Izakaya (Japanese pubs) are a great place to experience an authentic taste of Japan. Here you can order a variety of traditional Japanese dishes like yakitori (grilled chicken skewers) and grilled fish, to new favorites like bacon-wrapped Enoki mushrooms and stew. Best of all, you can wash it down with a bottle of sake or beer from the local breweries. Dishes and servings are small, so be prepared to order plenty, hang out for a while and soak up the atmosphere.
Another grilled favorite (yaki means ‘grilled’), tako-yaki are battered and grilled octopus pieces. These are traditional street fare and will often be sold at festivals in large servings made to share, with toothpicks instead of chopsticks to enjoy. Osaka is known for having some of the best tako-yaki in Japan.
Unagi means ‘eel’. Most often, the unagi is grilled, brushed with sauce and served on a bed of rice (unagi-don) and is considered a delicacy. A full, sit-down dinner at a restaurant serving unagi can be expensive but an unagi bento or boxed lunch set from that same restaurant is an equally delicious, cheaper option.
Dango are glutinous rice dumplings also known as mochi, on a skewer. When made by hand, they are extremely labor-intensive and were traditionally only made on special occasions like New Year’s. Today, however, you can get commercially-made dango from most convenience stores or from street vendors on festival days. Dango can be grilled and savory or slightly sweet. They appear frequently in Japanese pop culture, particularly the eye-catching, tri-colored hanami dango, a symbol of spring in Japan. Do be aware that as a traditional Eastern snack, dessert dango are not as sweet as what many people expect.
Imported from China, rāmen is soft, fresh noodles cooked in a meat-based broth and topped with vegetables and meat. Spring onions, slender slices of pork and soft-boiled eggs are a common addition. It’s usually served with both chopsticks and a Chinese-styled soup spoon so that diners can sip the broth while they eat without lifting the bowl. Udon is similar to rāmen, except udon noodles are much thicker and the broth is much lighter.

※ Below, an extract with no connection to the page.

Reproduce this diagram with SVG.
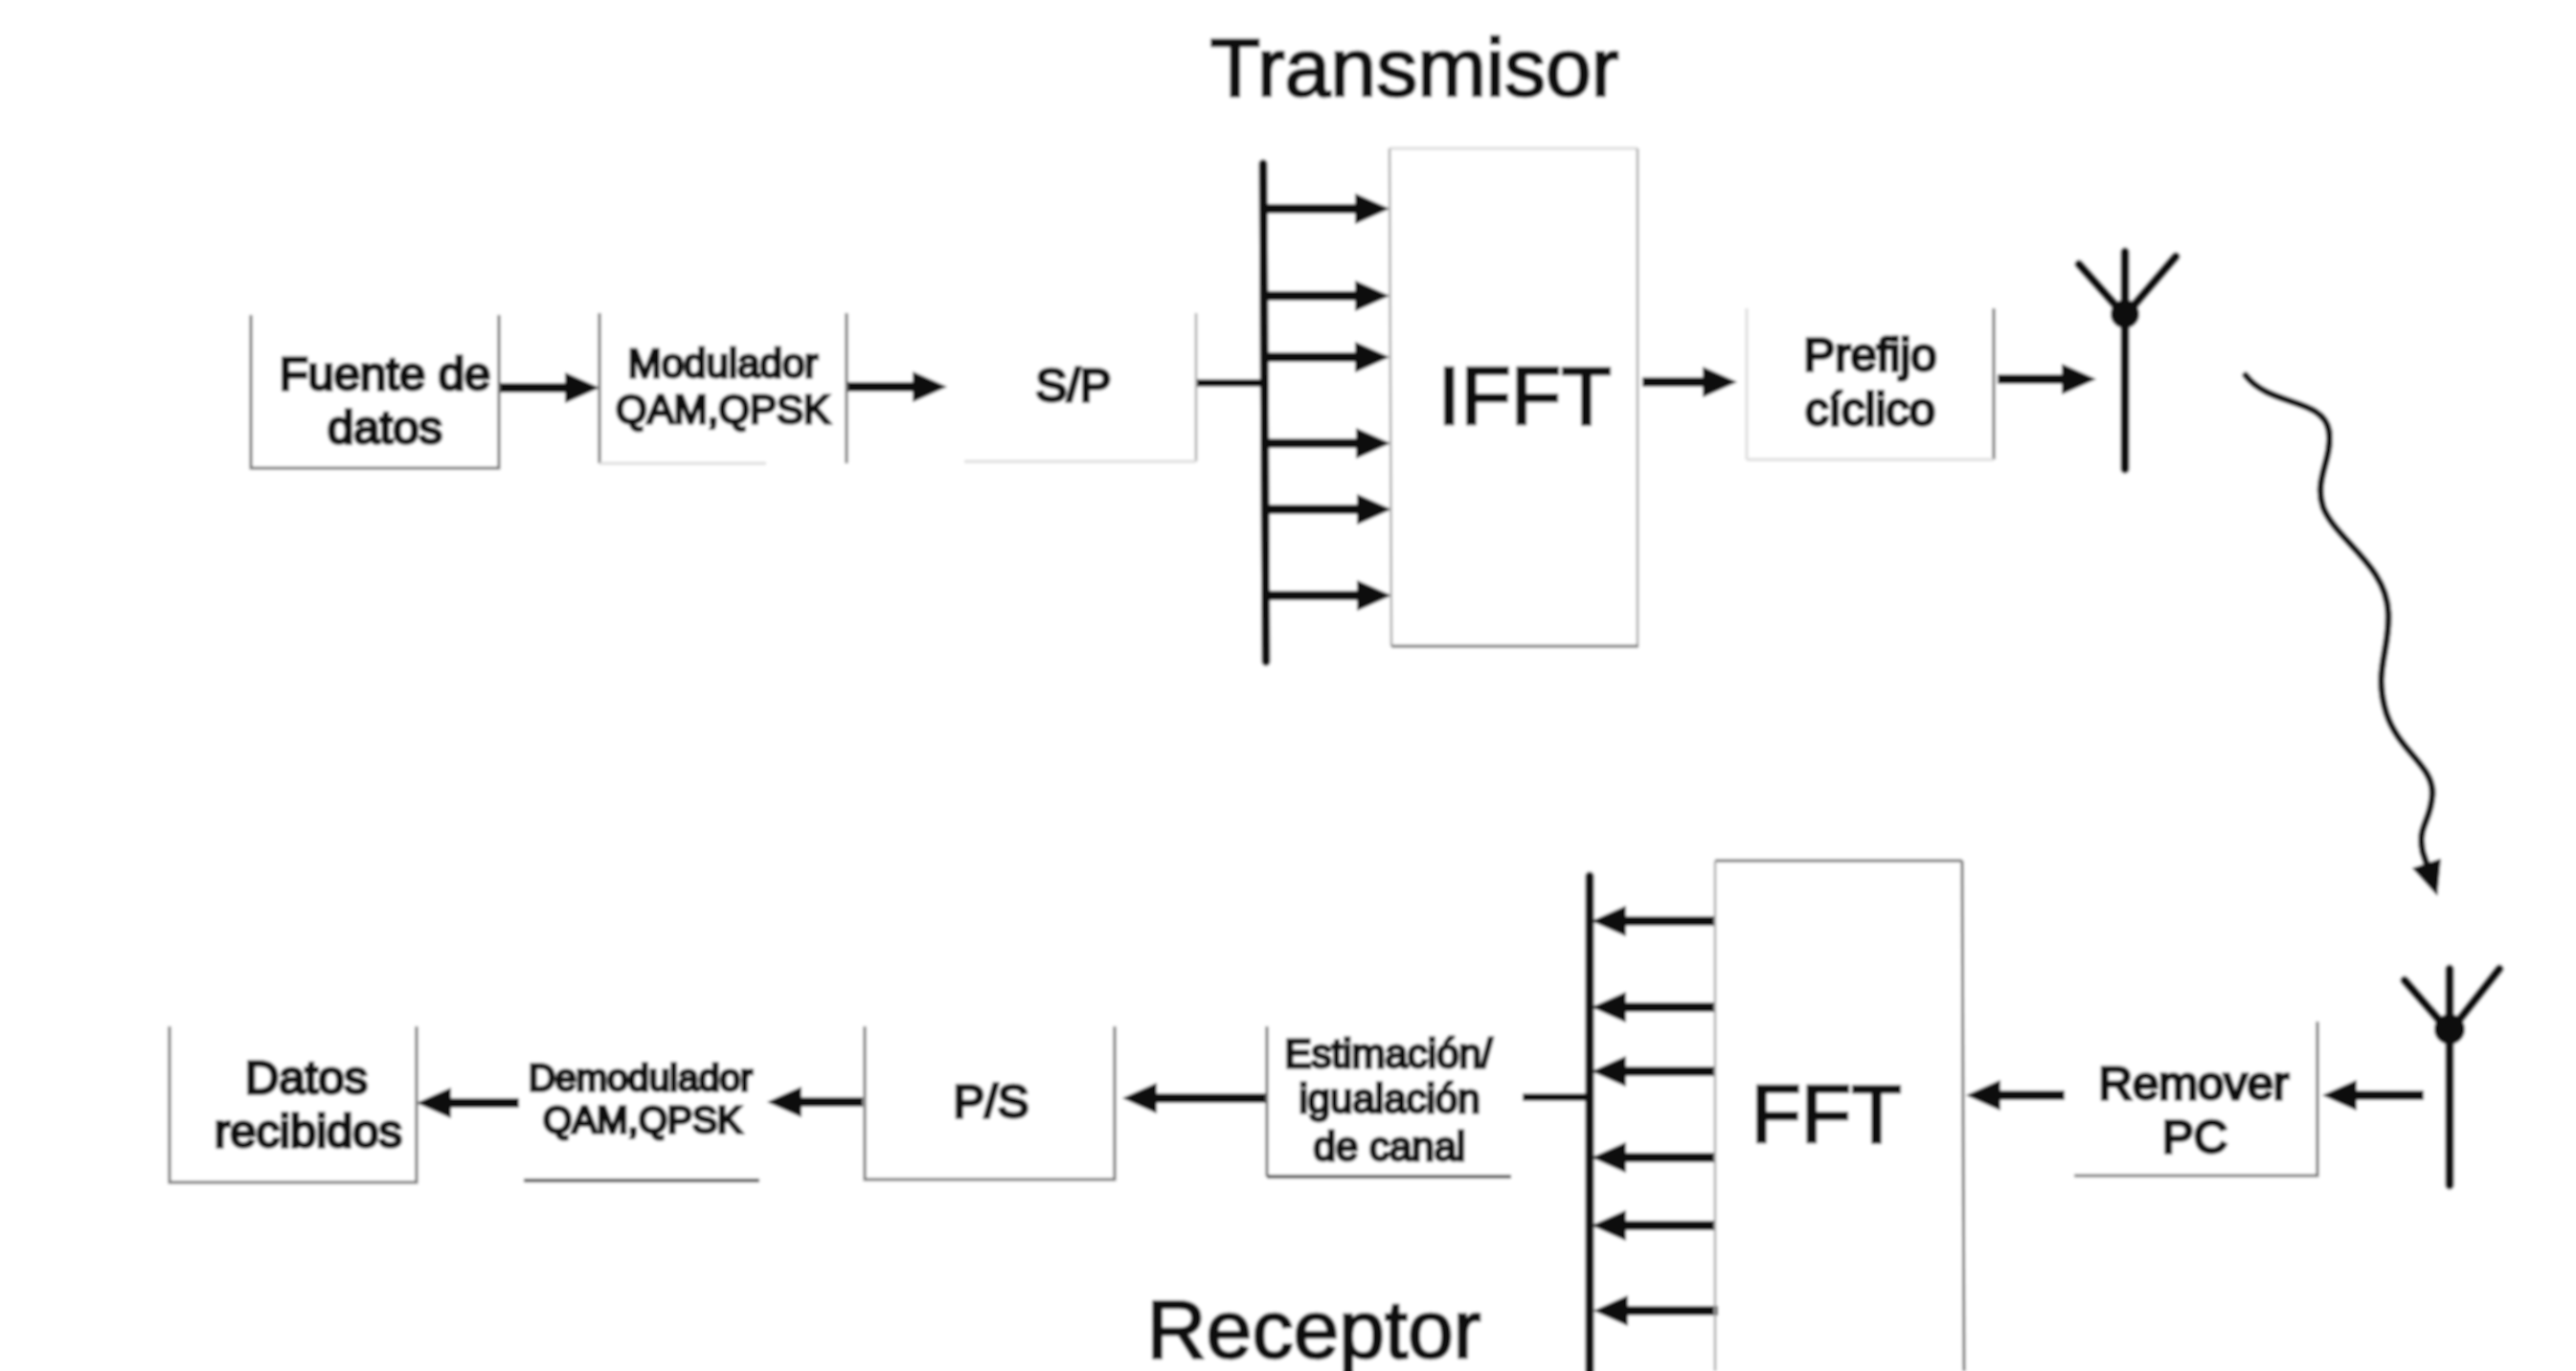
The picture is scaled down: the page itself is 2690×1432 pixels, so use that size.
<svg xmlns="http://www.w3.org/2000/svg" width="2690" height="1432" viewBox="0 0 2690 1432">
  <style>
    text { font-family: "Liberation Sans", Arial, sans-serif; fill: #0a0a0a; text-anchor: middle; }
    .title { font-size: 86px; stroke: #0a0a0a; stroke-width: 2.6px; }
    .big { font-size: 86px; stroke: #0a0a0a; stroke-width: 2.6px; }
    .lbl { font-size: 49px; stroke: #0a0a0a; stroke-width: 3.4px; }
    .sm { font-size: 42px; stroke: #0a0a0a; stroke-width: 3.2px; }
    .xs { font-size: 39px; stroke: #0a0a0a; stroke-width: 3.4px; }
    .edge { fill: none; stroke: #707070; stroke-width: 3px; }
    .faint { fill: none; stroke: #dcdcdc; stroke-width: 3px; }
    .thin { fill: none; stroke: #a8a8a8; stroke-width: 2.5px; }
    .dark { fill: none; stroke: #555; stroke-width: 4px; }
    .wire { fill: none; stroke: #0a0a0a; stroke-width: 8px; }
    .arrow { fill: none; stroke: #0a0a0a; stroke-width: 10px; marker-end: url(#head); }
    .bus { fill: none; stroke: #0a0a0a; stroke-width: 9px; stroke-linecap: round; }
    .ant { fill: none; stroke: #0a0a0a; stroke-width: 9px; stroke-linecap: round; }
    .wave { fill: none; stroke: #0a0a0a; stroke-width: 7px; stroke-linecap: round; marker-end: url(#head); }
  </style>
  <defs>
    <marker id="head" markerUnits="userSpaceOnUse" markerWidth="40" markerHeight="34" refX="10" refY="16" orient="auto">
      <path d="M0,0 L36,16 L0,32 Z" fill="#0a0a0a"/>
    </marker>
    <filter id="soft" x="0" y="0" width="100%" height="100%" filterUnits="objectBoundingBox">
      <feGaussianBlur stdDeviation="1.8"/>
    </filter>
  </defs>
  <rect width="2690" height="1432" fill="#ffffff"/>
  <g filter="url(#soft)">
    <rect width="2690" height="1432" fill="#ffffff"/>
    <text id="title-tx" class="title" x="1477" y="100">Transmisor</text>
    <text id="title-rx" class="title" x="1372" y="1418">Receptor</text>

    <g id="connectors">
      <path class="arrow" d="M521,405 H600"/>
      <path class="arrow" d="M884,404 H963"/>
      <path class="wire" d="M1249,400 H1318"/>
      <path class="bus" d="M1319,171 L1322,691"/>
      <path class="arrow" d="M1320,218 H1425"/>
      <path class="arrow" d="M1320,309 H1425"/>
      <path class="arrow" d="M1320,373 H1425"/>
      <path class="arrow" d="M1320,463 H1426"/>
      <path class="arrow" d="M1320,532 H1427"/>
      <path class="arrow" d="M1320,622 H1427"/>
      <path class="arrow" d="M1715,399 H1788"/>
      <path class="arrow" d="M2086,396 H2163"/>
      <path class="wave" d="M2345,392 C2370,425 2426,415 2432,450 C2436,480 2416,500 2426,530 C2440,565 2492,590 2494,640 C2496,680 2478,700 2492,745 C2505,785 2542,800 2540,830 C2538,860 2524,862 2530,890 L2537,911"/>
      <path class="arrow" d="M2531,1144 H2451"/>
      <path class="arrow" d="M2156,1144 H2079"/>
      <path class="bus" d="M1660,915 V1432"/>
      <path class="arrow" d="M1791,962 H1688"/>
      <path class="arrow" d="M1791,1052 H1688"/>
      <path class="arrow" d="M1791,1119 H1688"/>
      <path class="arrow" d="M1791,1209 H1688"/>
      <path class="arrow" d="M1791,1280 H1688"/>
      <path class="arrow" d="M1794,1369 H1690"/>
      <path class="wire" d="M1590,1146 H1660"/>
      <path class="arrow" d="M1322,1147 H1198"/>
      <path class="arrow" d="M901,1151 H827"/>
      <path class="arrow" d="M542,1152 H461"/>
    </g>

    <g id="node-fuente">
      <path class="edge" d="M262,329 V489 H521 V329"/>
      <text class="lbl" x="402" y="407">Fuente de</text>
      <text class="lbl" x="402" y="463">datos</text>
    </g>
    <g id="node-modulador">
      <path class="edge" d="M626,327 V484 M884,327 V484"/>
      <path class="faint" d="M626,484 H800"/>
      <text class="sm" x="755" y="394">Modulador</text>
      <text class="sm" x="755" y="442">QAM,QPSK</text>
    </g>
    <g id="node-sp">
      <path class="thin" d="M1249,327 V482"/>
      <path class="faint" d="M1007,482 H1249"/>
      <text class="lbl" x="1121" y="419">S/P</text>
    </g>
    <g id="node-ifft">
      <path class="faint" d="M1451,155 H1710"/>
      <path class="thin" d="M1451,155 L1453,675 M1710,155 V675"/>
      <path class="edge" d="M1453,675 H1711"/>
      <text class="big" x="1592" y="443">IFFT</text>
    </g>
    <g id="node-prefijo">
      <path class="faint" d="M1824,322 V480"/>
      <path class="edge" d="M2082,322 V480"/>
      <path class="faint" d="M1824,480 H2082"/>
      <text class="lbl" x="1953" y="387">Prefijo</text>
      <text class="lbl" x="1953" y="444">cíclico</text>
    </g>
    <g id="node-antena-tx">
      <path class="ant" d="M2219,263 V490 M2171,276 L2219,330 L2272,268"/>
      <circle cx="2219" cy="328" r="15" fill="#0a0a0a"/>
    </g>

    <g id="node-antena-rx">
      <path class="ant" d="M2558,1012 V1238 M2511,1024 L2558,1078 L2610,1012"/>
      <circle cx="2558" cy="1075" r="16" fill="#0a0a0a"/>
    </g>
    <g id="node-remover">
      <path class="edge" d="M2166,1228 H2420 V1067"/>
      <text class="lbl" x="2291" y="1148">Remover</text>
      <text class="lbl" x="2292" y="1204">PC</text>
    </g>
    <g id="node-fft">
      <path class="edge" d="M1791,899 H2049"/>
      <path class="thin" d="M1791,899 V1432"/>
      <path class="edge" d="M2049,899 L2051,1432"/>
      <text class="big" x="1907" y="1193">FFT</text>
    </g>
    <g id="node-estimacion">
      <path class="edge" d="M1323,1072 V1229"/>
      <path class="dark" d="M1323,1229 H1578"/>
      <text class="sm" x="1450" y="1115">Estimación/</text>
      <text class="sm" x="1451" y="1162">igualación</text>
      <text class="sm" x="1451" y="1212">de canal</text>
    </g>
    <g id="node-ps">
      <path class="edge" d="M903,1072 V1232 H1164 V1072"/>
      <text class="lbl" x="1035" y="1167">P/S</text>
    </g>
    <g id="node-demodulador">
      <path class="dark" d="M547,1233 H793"/>
      <text class="xs" x="669" y="1139">Demodulador</text>
      <text class="xs" x="671" y="1183">QAM,QPSK</text>
    </g>
    <g id="node-datos">
      <path class="edge" d="M177,1072 V1235 H435 V1072"/>
      <text class="lbl" x="320" y="1142">Datos</text>
      <text class="lbl" x="322" y="1198">recibidos</text>
    </g>
  </g>
</svg>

Soba are slender noodles made from buckwheat, making them heartier, chewier and some would say healthier than their wheat-based cousins. In the summer, it’s common to order your soba chilled with a dipping sauce, rather than in a piping hot broth, this is called zaru soba. You’ll find good soba restaurants in the Asakusa district of Tokyo.

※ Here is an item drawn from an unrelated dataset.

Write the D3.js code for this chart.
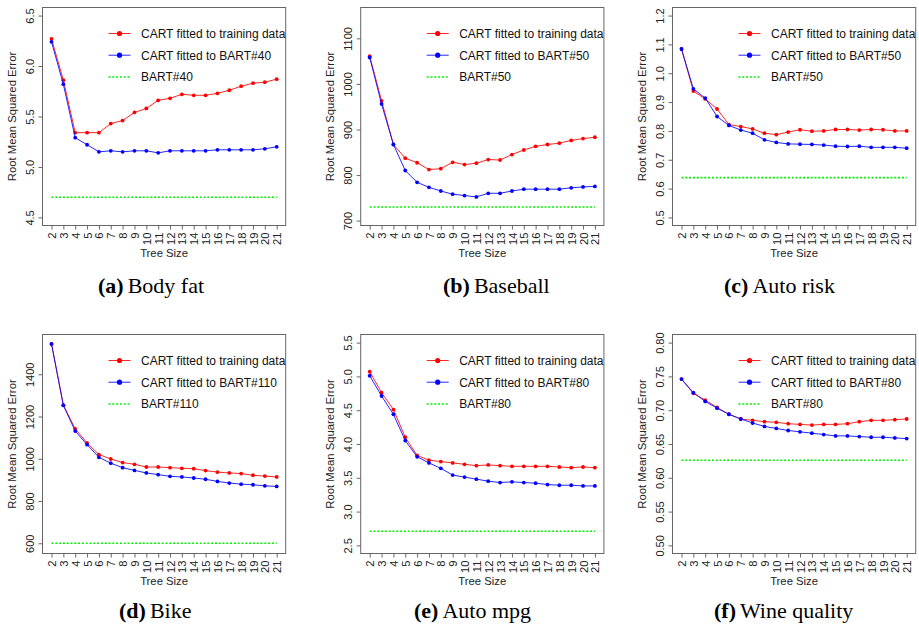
<!DOCTYPE html>
<html><head><meta charset="utf-8">
<script src="https://cdn.jsdelivr.net/npm/d3@7"></script>
<style>body{margin:0;background:#fff}svg{display:block}</style>
</head><body>
<svg id="chart" width="919" height="626"></svg>
<script>
// ---------- data ----------
const treeSizes = [2,3,4,5,6,7,8,9,10,11,12,13,14,15,16,17,18,19,20,21];

// (a) Body fat
const bodyFatCart = [6.27,5.86,5.34,5.34,5.34,5.43,5.46,5.54,5.58,5.66,5.68,5.72,5.71,5.71,5.73,5.76,5.80,5.83,5.84,5.87];
const bodyFatCartBart = [6.24,5.82,5.29,5.22,5.15,5.16,5.15,5.16,5.16,5.14,5.16,5.16,5.16,5.16,5.17,5.17,5.17,5.17,5.18,5.20];
const bodyFatBart = 4.70;
const bodyFatTicks = [4.5,5.0,5.5,6.0,6.5];

// (b) Baseball
const baseballCart = [1061,963,867,837,827,812,814,828,823,826,834,833,845,855,863,867,870,876,880,883];
const baseballCartBart = [1058,956,867,810,784,773,765,758,755,752,760,760,765,769,769,769,769,772,774,775];
const baseballBart = 730;
const baseballTicks = [700,800,900,1000,1100];

// (c) Auto risk
const autoRiskCart = [1.084,0.938,0.911,0.876,0.822,0.815,0.807,0.792,0.787,0.796,0.804,0.799,0.800,0.805,0.805,0.803,0.805,0.804,0.800,0.800];
const autoRiskCartBart = [1.084,0.946,0.914,0.850,0.819,0.803,0.792,0.769,0.760,0.755,0.754,0.753,0.751,0.747,0.746,0.747,0.743,0.743,0.743,0.740];
const autoRiskBart = 0.638;
const autoRiskTicks = [0.5,0.6,0.7,0.8,0.9,1.0,1.1,1.2];

// (d) Bike
const bikeCart = [1544,1254,1142,1075,1020,999,982,974,961,961,958,955,953,944,937,933,930,922,918,914];
const bikeCartBart = [1544,1253,1131,1067,1007,979,958,945,933,925,917,914,909,903,893,885,880,877,872,869];
const bikeBart = 600;
const bikeTicks = [600,800,1000,1200,1400];

// (e) Auto mpg
const autoMpgCart = [5.07,4.76,4.51,4.10,3.83,3.76,3.74,3.72,3.70,3.68,3.69,3.68,3.67,3.67,3.67,3.67,3.66,3.65,3.66,3.65];
const autoMpgCartBart = [5.01,4.71,4.44,4.05,3.81,3.72,3.64,3.54,3.51,3.48,3.45,3.43,3.44,3.43,3.42,3.40,3.39,3.39,3.38,3.38];
const autoMpgBart = 2.71;
const autoMpgTicks = [2.5,3.0,3.5,4.0,4.5,5.0,5.5];

// (f) Wine quality
const wineCart = [0.746,0.725,0.715,0.704,0.694,0.687,0.685,0.683,0.682,0.680,0.679,0.678,0.679,0.679,0.680,0.683,0.685,0.685,0.686,0.687];
const wineCartBart = [0.746,0.726,0.713,0.703,0.694,0.687,0.681,0.676,0.673,0.670,0.668,0.666,0.664,0.662,0.662,0.661,0.660,0.660,0.659,0.658];
const wineBart = 0.626;
const wineTicks = [0.50,0.55,0.60,0.65,0.70,0.75,0.80];

const legendCart = "CART fitted to training data";
const xTitle = "Tree Size";
const yTitle = "Root Mean Squared Error";

// ---------- layout ----------
const panels = [
  {letter:"(a)", name:"Body fat", cart:bodyFatCart, cb:bodyFatCartBart, bart:bodyFatBart, bartName:"BART#40", ticks:bodyFatTicks, fmt:".1f", ylim:[4.5,6.5], left:42.5, top:7.5, h:218, capX:98, capY:293},
  {letter:"(b)", name:"Baseball", cart:baseballCart, cb:baseballCartBart, bart:baseballBart, bartName:"BART#50", ticks:baseballTicks, fmt:"d", ylim:[707,1150], left:360.7, top:7.5, h:218, capX:443, capY:293},
  {letter:"(c)", name:"Auto risk", cart:autoRiskCart, cb:autoRiskCartBart, bart:autoRiskBart, bartName:"BART#50", ticks:autoRiskTicks, fmt:".1f", ylim:[0.5,1.2], left:672.5, top:7.5, h:218, capX:724, capY:293},
  {letter:"(d)", name:"Bike", cart:bikeCart, cb:bikeCartBart, bart:bikeBart, bartName:"BART#110", ticks:bikeTicks, fmt:"d", ylim:[590,1550], left:42.5, top:334.5, h:219, capX:119, capY:618},
  {letter:"(e)", name:"Auto mpg", cart:autoMpgCart, cb:autoMpgCartBart, bart:autoMpgBart, bartName:"BART#80", ticks:autoMpgTicks, fmt:".1f", ylim:[2.5,5.5], left:360.7, top:334.5, h:219, capX:414, capY:618},
  {letter:"(f)", name:"Wine quality", cart:wineCart, cb:wineCartBart, bart:wineBart, bartName:"BART#80", ticks:wineTicks, fmt:".2f", ylim:[0.5,0.8], left:672.5, top:334.5, h:219, capX:714, capY:618}
];

const W = 243.2;
const RED = "#ff0000", BLUE = "#0000ff", GREEN = "#00ee00";
const BOXC = "#666", TXT = "#222";
const SANS = "'Liberation Sans', Arial, sans-serif";
const SERIF = "'Liberation Serif', 'Times New Roman', serif";

const svg = d3.select("#chart");

panels.forEach(p => {
  const xe = 0.04 * (treeSizes[treeSizes.length-1] - treeSizes[0]);
  const x = d3.scaleLinear().domain([treeSizes[0]-xe, treeSizes[treeSizes.length-1]+xe]).range([p.left, p.left+W]);
  const ye = 0.04 * (p.ylim[1]-p.ylim[0]);
  const y = d3.scaleLinear().domain([p.ylim[0]-ye, p.ylim[1]+ye]).range([p.top+p.h, p.top]);
  const g = svg.append("g");

  // y axis
  const ya = g.append("g").attr("transform", `translate(${p.left},0)`)
    .call(d3.axisLeft(y).tickValues(p.ticks).tickSize(4).tickFormat(d3.format(p.fmt)));
  ya.select(".domain").remove();
  ya.selectAll("line").attr("stroke", BOXC);
  ya.selectAll("text").attr("x",0).attr("y",0).attr("dy",0)
    .attr("transform","translate(-9,0) rotate(-90)")
    .attr("text-anchor","middle").attr("fill",TXT)
    .style("font-size","11px").style("font-family",SANS);

  // x axis
  const xa = g.append("g").attr("transform", `translate(0,${p.top+p.h})`)
    .call(d3.axisBottom(x).tickValues(treeSizes).tickSize(4));
  xa.select(".domain").remove();
  xa.selectAll("line").attr("stroke", BOXC);
  xa.selectAll("text").attr("x",0).attr("y",0).attr("dy","0.36em")
    .attr("transform","translate(0,7) rotate(-90)")
    .attr("text-anchor","end").attr("fill",TXT)
    .style("font-size","11.3px").style("font-family",SANS);

  // box
  g.append("rect").attr("x",p.left).attr("y",p.top).attr("width",W).attr("height",p.h)
    .attr("fill","none").attr("stroke",BOXC).attr("stroke-width",1);

  // titles
  g.append("text").attr("x",p.left+W/2).attr("y",p.top+p.h+31)
    .attr("text-anchor","middle").attr("fill",TXT)
    .style("font-size","11.3px").style("font-family",SANS).text(xTitle);
  g.append("text").attr("transform",`translate(${p.left-27},${p.top+p.h/2}) rotate(-90)`)
    .attr("text-anchor","middle").attr("fill",TXT)
    .style("font-size","11.3px").style("font-family",SANS).text(yTitle);

  // BART reference line
  g.append("line").attr("x1",x(treeSizes[0])).attr("x2",x(treeSizes[treeSizes.length-1]))
    .attr("y1",y(p.bart)).attr("y2",y(p.bart))
    .attr("stroke",GREEN).attr("stroke-width",1.6).attr("stroke-dasharray","2,1.8");

  // series
  const line = d3.line().x((d,i)=>x(treeSizes[i])).y(d=>y(d));
  [[p.cart,RED],[p.cb,BLUE]].forEach(([vals,col]) => {
    g.append("path").datum(vals).attr("d",line).attr("fill","none")
      .attr("stroke",col).attr("stroke-width",1).attr("stroke-opacity",0.85);
    g.selectAll(null).data(vals).enter().append("circle")
      .attr("cx",(d,i)=>x(treeSizes[i])).attr("cy",d=>y(d)).attr("r",1.9).attr("fill",col);
  });

  // legend
  const lx0 = p.left+66, lx1 = p.left+88, tx = p.left+98.5;
  const rows = [p.top+26, p.top+47.7, p.top+69.5];
  const items = [
    {label:legendCart, col:RED, dot:true},
    {label:"CART fitted to " + p.bartName, col:BLUE, dot:true},
    {label:p.bartName, col:GREEN, dot:false}
  ];
  items.forEach((it,k) => {
    const ly = rows[k];
    const ln = g.append("line").attr("x1",lx0).attr("x2",lx1).attr("y1",ly).attr("y2",ly)
      .attr("stroke",it.col);
    if (it.dot) {
      ln.attr("stroke-width",1).attr("stroke-opacity",0.85);
      g.append("circle").attr("cx",(lx0+lx1)/2).attr("cy",ly).attr("r",2.6).attr("fill",it.col);
    } else {
      ln.attr("stroke-width",1.6).attr("stroke-dasharray","2,1.8");
    }
    g.append("text").attr("x",tx).attr("y",ly).attr("dy","0.36em").attr("fill","#111")
      .style("font-size","12px").style("font-family",SANS).text(it.label);
  });

  // caption
  const cap = svg.append("text").attr("x",p.capX).attr("y",p.capY)
    .style("font-family",SERIF).style("font-size","22px").attr("fill","#000");
  cap.append("tspan").style("font-weight","bold").text(p.letter);
  cap.append("tspan").attr("dx",4).text(p.name);
});
</script>
</body></html>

Tonkatsu are breaded and deep-fried pork cutlets, usually served as part of a set meal with soup, pickles, rice and other sides. You’ll find tonkatsu everywhere, from restaurants specializing in the dish to grocery store bentos to shokudō. Shokudō are common and inexpensive restaurants and they’re usually the ones with plastic models of their dishes out front. They’re found in and around malls, tourist areas and train stations.
Kaiseki is Japanese haute cuisine. Kaiseki dinners are a feast for the senses, served in private rooms of ryōtei, upscale traditional restaurants, and can cost over ¥10,000 per person. Before you decide to splurge, know that many kaiseki restaurants offer a taste of their cuisine in the form of a bento during lunch hours.